I loved the hymn, and singing it. Lowell's 1845 poem was a 90 verse political diatribe against our Spanish-American war with Mexico to seize territory in the Southwest and Texas. Verses of his poem were lifted to create a powerful hymn that we sang to the powerful and moving Welsh tune "Ebenezer" or "Ton-Y-Botel" meaning tune in a bottle.

Our hymnal revisionists who produced our The Hymnal 1982 were rightly proud of themselves in saving the tune, setting two hymns to it, "Thy strong word did cleave the darkness" and "Singing songs of expectation" - both really great poems and theology, where our slogan is lex orandi lex credendi, the law of praying is the law of believing, which means that our theology is found in what we do and say and sing and pray when we gather for worship. 

The hymn "Once to every man and nation" includes the theme that Truth evolves, is fleeting and one must fight to stay abreast of it: as a lenten exercise this wilderness morning, contrast that hymn with the words of the Collect, "the unchanging Truth of your Word." 

At any event, I read what I choose, and I read, as part of my commitment to Seek, to find out what others say.
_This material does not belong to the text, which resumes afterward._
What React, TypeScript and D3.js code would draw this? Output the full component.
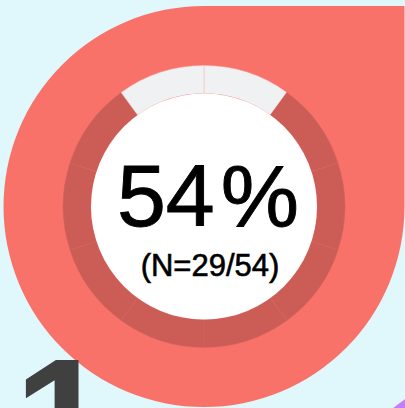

For example, I may agree with Wiman's conclusion that I quoted yesterday, "either the incarnation is absolute, or it simply didn't happen" but I don't agree with his further assertion that "Either God is gone, or he never was," because (a) "God is gone" (i.e., the absence of God) is not my experience. "I AM speaking to you, Tom Weller" is part of my adventure, part of my life that, as I said yesterday, at this age is in my mind, my memories; and (b) the NASA image challenges me to affirm or doubt that there's rational thinking behind all this.

Finally: I don't write for you, I write for myself. You don't have to agree with what I write, nobody needs to agree with it but me, and when all is said and done, even I don't necessarily agree with it. 

It's a great adventure, out here in the wilderness looking out into infinity and eternity. Eternity? How long until Earth is obliterated by our Sun? 7.6 billion years. How long until the Universe ceases expanding, cools to absolute zero and shrinks to nothing? 100 trillion years. So, there is an end to eternity after all. 

RSF&PTL

T89&C

Some may be disappointed in me, my questioning and my doubting: why? I'm the same as you, just trying to figure out my life during this desert Time.

Now I need an image of some sort to go with this nonsense, eh? How about an image of Ton-Y-Botel? Dating from the late nineteenth century, the Welsh legend sprang up that the tune washed ashore in a bottle on the coast of Lleyn.